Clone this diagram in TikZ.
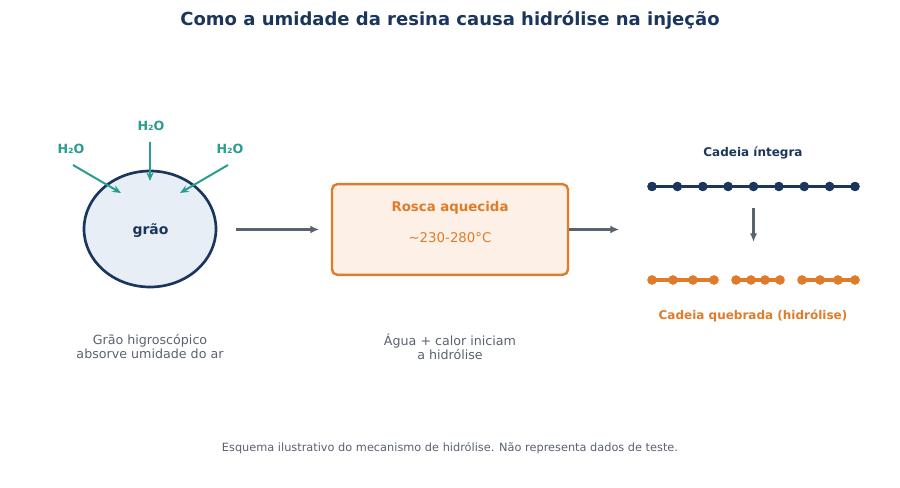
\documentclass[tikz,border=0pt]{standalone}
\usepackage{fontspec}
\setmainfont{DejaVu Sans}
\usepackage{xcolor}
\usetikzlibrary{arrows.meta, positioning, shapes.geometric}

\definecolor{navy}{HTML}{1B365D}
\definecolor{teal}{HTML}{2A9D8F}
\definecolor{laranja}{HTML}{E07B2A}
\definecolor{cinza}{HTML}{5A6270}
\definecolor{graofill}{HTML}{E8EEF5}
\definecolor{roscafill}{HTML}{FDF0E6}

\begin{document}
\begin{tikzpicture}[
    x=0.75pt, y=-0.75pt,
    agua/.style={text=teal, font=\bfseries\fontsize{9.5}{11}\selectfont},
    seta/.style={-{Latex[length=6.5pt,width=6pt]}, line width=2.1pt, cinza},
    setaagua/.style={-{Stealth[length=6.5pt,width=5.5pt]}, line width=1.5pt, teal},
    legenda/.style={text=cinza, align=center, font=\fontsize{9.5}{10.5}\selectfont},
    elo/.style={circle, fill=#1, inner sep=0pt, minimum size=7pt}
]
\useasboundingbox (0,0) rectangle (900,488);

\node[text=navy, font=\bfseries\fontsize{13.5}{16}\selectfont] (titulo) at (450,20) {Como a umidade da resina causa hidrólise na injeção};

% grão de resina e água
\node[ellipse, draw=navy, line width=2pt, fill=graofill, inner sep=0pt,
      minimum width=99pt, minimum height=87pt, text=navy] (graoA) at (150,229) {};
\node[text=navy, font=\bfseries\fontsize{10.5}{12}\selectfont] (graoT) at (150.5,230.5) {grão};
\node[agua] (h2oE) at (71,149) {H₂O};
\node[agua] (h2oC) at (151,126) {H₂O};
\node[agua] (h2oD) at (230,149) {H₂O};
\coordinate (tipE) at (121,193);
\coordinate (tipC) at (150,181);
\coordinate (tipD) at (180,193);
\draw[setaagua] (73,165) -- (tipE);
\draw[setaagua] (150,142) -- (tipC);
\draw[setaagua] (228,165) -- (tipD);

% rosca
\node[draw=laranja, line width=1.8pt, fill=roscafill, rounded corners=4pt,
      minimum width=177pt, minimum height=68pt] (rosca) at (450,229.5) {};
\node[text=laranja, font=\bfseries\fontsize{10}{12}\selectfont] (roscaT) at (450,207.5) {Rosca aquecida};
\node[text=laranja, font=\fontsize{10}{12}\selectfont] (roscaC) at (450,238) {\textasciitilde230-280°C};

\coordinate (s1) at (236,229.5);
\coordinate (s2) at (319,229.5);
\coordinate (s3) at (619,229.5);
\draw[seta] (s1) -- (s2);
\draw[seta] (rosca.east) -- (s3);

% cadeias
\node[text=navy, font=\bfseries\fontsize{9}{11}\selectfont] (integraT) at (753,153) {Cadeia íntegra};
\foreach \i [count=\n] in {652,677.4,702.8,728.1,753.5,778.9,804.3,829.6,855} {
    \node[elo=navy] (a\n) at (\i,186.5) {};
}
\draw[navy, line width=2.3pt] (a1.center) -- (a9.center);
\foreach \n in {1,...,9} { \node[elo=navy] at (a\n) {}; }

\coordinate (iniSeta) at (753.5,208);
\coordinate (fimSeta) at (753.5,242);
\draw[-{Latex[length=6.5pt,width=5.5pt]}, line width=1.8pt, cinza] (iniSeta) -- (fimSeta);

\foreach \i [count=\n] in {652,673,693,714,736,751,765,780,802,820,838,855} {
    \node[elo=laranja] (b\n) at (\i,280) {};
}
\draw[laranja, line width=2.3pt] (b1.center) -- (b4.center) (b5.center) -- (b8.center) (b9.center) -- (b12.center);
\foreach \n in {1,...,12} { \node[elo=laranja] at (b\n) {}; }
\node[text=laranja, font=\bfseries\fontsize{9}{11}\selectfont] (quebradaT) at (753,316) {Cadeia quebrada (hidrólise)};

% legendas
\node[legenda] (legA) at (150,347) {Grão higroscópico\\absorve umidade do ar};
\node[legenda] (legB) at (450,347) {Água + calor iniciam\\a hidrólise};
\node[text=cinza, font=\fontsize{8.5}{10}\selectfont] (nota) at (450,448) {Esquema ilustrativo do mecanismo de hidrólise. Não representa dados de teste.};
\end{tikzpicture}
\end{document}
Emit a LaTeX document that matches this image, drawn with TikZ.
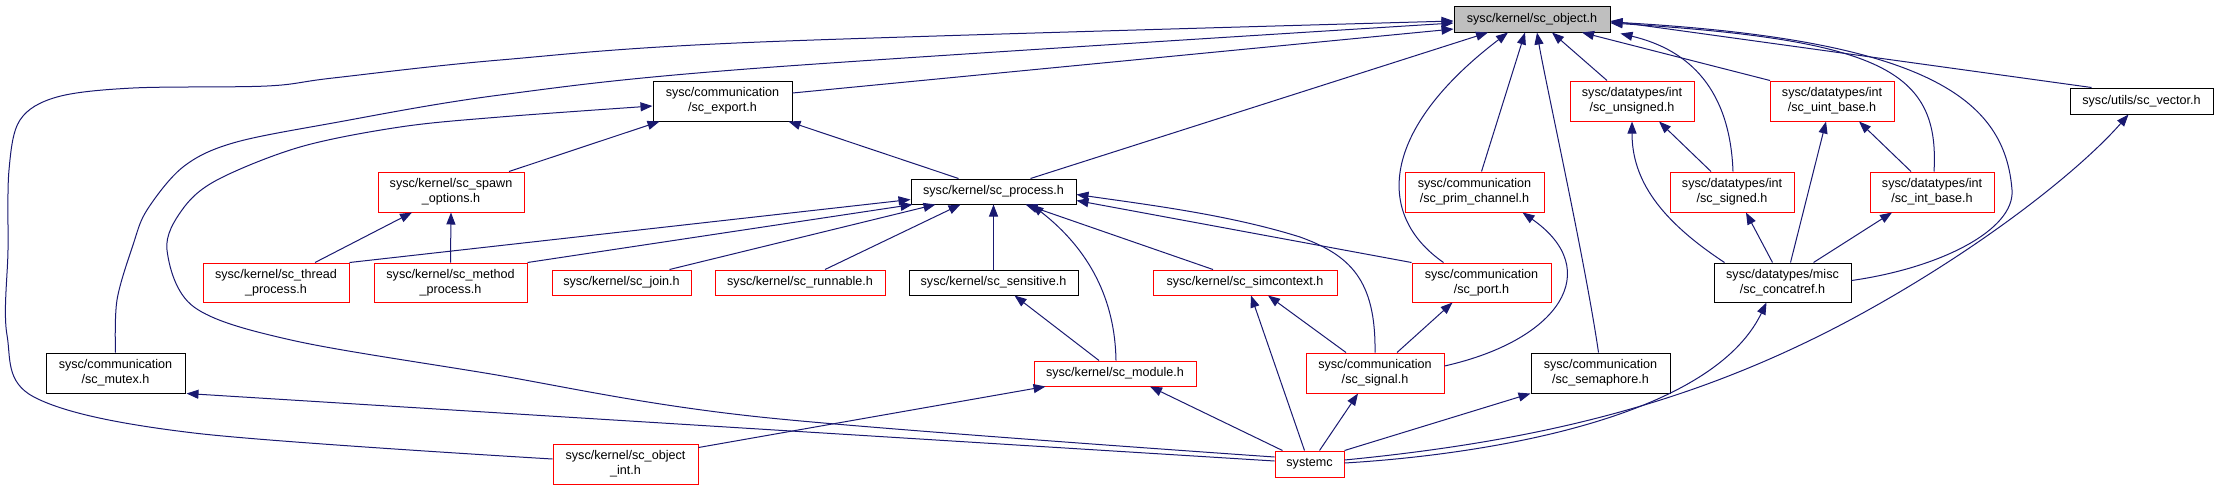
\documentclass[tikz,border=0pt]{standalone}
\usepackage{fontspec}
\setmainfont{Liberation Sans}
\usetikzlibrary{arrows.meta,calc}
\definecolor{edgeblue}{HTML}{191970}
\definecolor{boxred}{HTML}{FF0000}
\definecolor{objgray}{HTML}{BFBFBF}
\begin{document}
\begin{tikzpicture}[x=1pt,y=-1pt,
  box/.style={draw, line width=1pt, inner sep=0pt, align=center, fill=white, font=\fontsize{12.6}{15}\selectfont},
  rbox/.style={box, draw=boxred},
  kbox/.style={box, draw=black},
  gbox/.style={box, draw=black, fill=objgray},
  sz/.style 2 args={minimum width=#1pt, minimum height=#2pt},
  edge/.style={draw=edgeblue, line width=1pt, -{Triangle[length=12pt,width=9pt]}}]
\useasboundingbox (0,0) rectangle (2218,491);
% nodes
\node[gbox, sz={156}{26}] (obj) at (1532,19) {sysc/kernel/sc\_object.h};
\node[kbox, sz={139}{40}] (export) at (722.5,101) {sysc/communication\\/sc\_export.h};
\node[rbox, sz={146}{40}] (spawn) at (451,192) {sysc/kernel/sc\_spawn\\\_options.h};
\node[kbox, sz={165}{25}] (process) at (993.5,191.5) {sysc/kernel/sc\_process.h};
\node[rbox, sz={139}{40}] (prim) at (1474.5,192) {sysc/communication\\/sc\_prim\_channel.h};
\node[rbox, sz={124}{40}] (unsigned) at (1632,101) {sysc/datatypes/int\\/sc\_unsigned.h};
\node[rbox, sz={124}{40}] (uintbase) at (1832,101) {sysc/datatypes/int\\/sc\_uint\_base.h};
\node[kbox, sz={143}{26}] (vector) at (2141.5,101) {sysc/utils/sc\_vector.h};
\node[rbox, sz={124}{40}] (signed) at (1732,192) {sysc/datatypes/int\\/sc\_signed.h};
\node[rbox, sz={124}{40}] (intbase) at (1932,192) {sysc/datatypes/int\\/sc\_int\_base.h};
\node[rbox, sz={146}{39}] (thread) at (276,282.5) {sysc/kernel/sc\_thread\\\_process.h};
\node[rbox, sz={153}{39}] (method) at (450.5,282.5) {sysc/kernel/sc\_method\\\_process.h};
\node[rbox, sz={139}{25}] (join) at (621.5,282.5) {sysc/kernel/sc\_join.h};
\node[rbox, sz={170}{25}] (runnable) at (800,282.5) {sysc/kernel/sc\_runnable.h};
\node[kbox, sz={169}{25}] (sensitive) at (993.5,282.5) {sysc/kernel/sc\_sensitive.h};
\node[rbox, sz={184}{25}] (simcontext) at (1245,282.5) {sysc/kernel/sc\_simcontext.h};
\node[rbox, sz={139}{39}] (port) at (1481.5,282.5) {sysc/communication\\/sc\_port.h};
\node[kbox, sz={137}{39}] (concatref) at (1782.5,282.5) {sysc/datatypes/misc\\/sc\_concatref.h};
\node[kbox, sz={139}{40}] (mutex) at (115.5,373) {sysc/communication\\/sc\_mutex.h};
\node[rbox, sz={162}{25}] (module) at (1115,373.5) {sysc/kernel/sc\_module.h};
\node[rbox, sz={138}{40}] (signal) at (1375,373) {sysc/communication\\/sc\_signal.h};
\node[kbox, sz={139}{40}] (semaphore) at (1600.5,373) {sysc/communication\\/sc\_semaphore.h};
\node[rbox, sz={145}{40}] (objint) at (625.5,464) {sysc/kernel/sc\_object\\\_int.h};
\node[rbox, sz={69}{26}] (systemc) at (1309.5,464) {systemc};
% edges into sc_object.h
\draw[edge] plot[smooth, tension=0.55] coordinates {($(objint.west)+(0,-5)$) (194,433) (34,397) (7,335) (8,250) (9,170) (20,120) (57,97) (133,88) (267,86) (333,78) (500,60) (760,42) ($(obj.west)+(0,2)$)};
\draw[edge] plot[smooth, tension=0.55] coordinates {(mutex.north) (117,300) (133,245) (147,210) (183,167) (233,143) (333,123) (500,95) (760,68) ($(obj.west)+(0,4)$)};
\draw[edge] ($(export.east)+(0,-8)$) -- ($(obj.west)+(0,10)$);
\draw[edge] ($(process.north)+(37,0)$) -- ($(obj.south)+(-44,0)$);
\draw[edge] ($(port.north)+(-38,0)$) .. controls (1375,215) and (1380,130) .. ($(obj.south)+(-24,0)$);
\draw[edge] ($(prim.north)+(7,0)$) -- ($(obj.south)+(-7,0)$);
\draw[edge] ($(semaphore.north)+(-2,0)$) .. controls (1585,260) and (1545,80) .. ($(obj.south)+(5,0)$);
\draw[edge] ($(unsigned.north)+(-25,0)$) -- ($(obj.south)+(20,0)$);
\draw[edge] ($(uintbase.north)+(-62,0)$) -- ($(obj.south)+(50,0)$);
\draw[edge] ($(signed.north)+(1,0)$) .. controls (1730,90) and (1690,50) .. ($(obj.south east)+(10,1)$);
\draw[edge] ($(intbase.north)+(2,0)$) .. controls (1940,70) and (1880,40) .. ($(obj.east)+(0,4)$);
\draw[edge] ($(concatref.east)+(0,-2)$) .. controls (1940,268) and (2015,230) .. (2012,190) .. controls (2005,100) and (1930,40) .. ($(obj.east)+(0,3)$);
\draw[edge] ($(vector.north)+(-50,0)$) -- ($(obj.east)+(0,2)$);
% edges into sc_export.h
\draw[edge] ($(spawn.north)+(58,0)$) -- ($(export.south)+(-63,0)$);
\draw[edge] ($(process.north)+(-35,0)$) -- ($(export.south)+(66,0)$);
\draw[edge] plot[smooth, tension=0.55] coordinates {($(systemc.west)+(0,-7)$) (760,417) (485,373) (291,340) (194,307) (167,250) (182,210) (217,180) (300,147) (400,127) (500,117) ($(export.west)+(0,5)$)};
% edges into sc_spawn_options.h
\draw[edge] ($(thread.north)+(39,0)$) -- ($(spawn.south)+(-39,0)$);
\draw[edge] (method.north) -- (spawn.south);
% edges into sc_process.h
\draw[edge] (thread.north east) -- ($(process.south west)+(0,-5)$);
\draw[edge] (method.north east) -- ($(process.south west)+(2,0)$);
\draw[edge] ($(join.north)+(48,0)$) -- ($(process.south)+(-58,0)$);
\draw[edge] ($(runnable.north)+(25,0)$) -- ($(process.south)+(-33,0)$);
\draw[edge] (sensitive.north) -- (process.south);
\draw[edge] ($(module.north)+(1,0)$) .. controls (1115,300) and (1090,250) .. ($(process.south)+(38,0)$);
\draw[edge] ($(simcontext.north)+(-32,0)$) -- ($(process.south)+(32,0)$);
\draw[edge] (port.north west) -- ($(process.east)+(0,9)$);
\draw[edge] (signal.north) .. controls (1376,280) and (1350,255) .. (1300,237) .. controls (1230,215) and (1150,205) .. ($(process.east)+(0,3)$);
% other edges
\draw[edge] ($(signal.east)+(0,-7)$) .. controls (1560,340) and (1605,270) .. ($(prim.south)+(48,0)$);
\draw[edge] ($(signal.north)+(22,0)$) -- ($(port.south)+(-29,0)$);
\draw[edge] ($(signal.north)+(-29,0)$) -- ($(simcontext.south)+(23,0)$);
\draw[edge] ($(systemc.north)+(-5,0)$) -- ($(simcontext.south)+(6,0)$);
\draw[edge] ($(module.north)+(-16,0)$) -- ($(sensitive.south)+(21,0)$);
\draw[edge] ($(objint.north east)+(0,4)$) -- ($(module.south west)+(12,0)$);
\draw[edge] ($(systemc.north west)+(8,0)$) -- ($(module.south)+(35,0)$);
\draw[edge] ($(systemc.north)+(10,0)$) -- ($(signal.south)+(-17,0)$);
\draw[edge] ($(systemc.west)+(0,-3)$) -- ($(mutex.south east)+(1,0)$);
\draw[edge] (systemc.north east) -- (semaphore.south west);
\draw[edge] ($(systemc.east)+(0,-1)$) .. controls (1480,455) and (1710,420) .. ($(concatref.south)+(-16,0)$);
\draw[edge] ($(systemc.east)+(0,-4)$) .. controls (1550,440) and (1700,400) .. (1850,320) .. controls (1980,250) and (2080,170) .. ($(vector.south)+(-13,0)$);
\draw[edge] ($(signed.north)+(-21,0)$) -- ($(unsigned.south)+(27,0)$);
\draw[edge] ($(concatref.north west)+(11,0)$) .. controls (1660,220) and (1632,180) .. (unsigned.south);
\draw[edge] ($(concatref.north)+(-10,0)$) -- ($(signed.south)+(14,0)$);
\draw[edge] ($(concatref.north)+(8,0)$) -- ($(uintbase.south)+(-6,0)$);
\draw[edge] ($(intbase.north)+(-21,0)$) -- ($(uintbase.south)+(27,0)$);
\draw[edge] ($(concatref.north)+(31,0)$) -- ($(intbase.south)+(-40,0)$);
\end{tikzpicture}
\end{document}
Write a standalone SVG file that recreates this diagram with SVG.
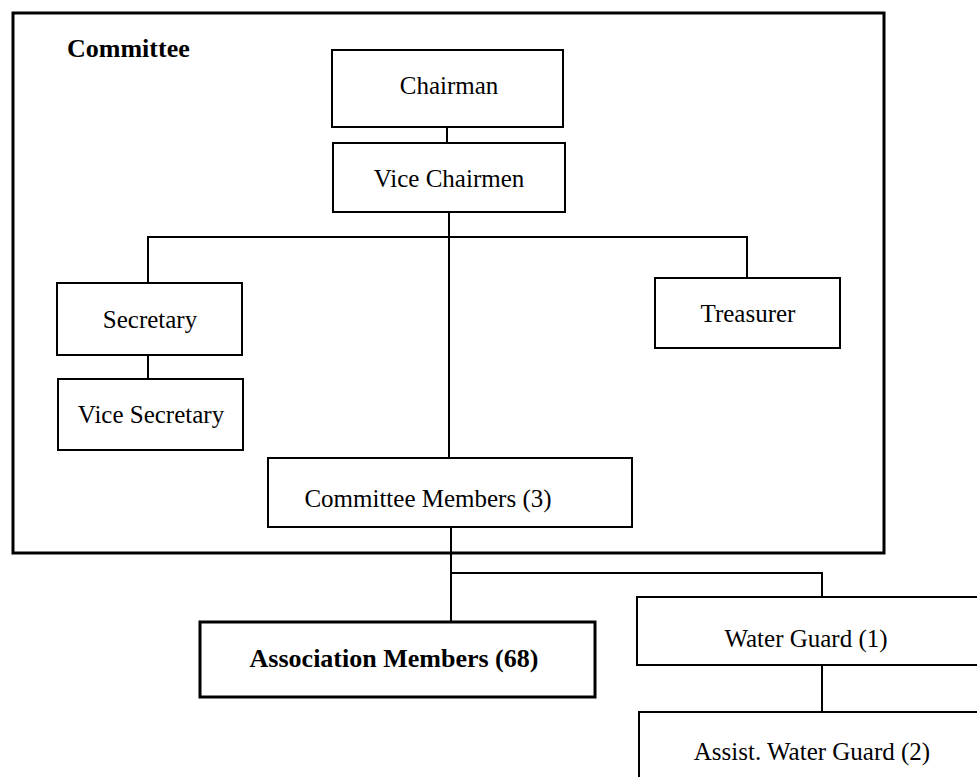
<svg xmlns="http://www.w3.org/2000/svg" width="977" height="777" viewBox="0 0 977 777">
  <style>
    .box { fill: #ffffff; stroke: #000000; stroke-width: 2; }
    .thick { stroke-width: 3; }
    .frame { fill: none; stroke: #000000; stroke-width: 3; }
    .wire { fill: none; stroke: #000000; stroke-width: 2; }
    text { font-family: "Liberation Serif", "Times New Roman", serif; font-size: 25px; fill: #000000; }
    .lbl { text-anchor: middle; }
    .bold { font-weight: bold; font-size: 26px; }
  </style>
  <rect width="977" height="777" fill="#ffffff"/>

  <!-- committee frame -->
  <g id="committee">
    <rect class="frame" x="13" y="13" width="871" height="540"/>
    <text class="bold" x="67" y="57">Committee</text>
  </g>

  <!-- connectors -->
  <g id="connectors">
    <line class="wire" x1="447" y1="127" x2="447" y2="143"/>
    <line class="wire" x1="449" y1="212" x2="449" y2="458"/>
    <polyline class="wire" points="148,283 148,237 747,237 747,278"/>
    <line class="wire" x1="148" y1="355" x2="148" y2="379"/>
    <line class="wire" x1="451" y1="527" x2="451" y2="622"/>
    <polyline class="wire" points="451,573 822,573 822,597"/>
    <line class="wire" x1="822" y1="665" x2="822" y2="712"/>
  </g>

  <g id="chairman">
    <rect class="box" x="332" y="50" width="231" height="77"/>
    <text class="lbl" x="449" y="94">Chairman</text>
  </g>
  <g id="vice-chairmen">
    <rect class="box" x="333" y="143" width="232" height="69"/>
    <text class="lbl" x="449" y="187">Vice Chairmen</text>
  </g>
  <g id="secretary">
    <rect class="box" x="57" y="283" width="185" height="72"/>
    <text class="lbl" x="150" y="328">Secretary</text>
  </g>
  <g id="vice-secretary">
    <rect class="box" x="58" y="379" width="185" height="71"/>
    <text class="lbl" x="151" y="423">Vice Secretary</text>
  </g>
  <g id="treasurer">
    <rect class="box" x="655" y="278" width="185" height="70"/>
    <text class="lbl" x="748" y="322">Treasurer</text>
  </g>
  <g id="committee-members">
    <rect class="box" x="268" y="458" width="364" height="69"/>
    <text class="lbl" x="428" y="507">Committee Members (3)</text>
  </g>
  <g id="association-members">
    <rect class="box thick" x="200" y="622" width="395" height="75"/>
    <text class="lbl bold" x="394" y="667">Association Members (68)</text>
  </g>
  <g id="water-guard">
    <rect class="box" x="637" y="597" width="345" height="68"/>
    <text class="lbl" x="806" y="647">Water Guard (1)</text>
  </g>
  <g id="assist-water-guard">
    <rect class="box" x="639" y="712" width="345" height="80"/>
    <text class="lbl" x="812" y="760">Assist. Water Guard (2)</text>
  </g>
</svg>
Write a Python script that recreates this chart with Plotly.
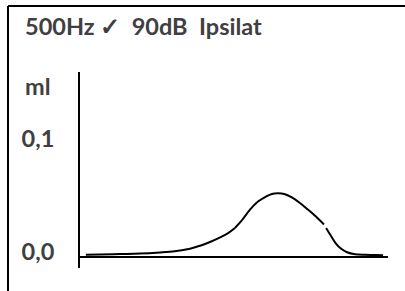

++++++++++

### TASK OBJECTIVE
Tally every line of the data that holds the word "with" and write the count alone.

### REPLY TO THE TASK
3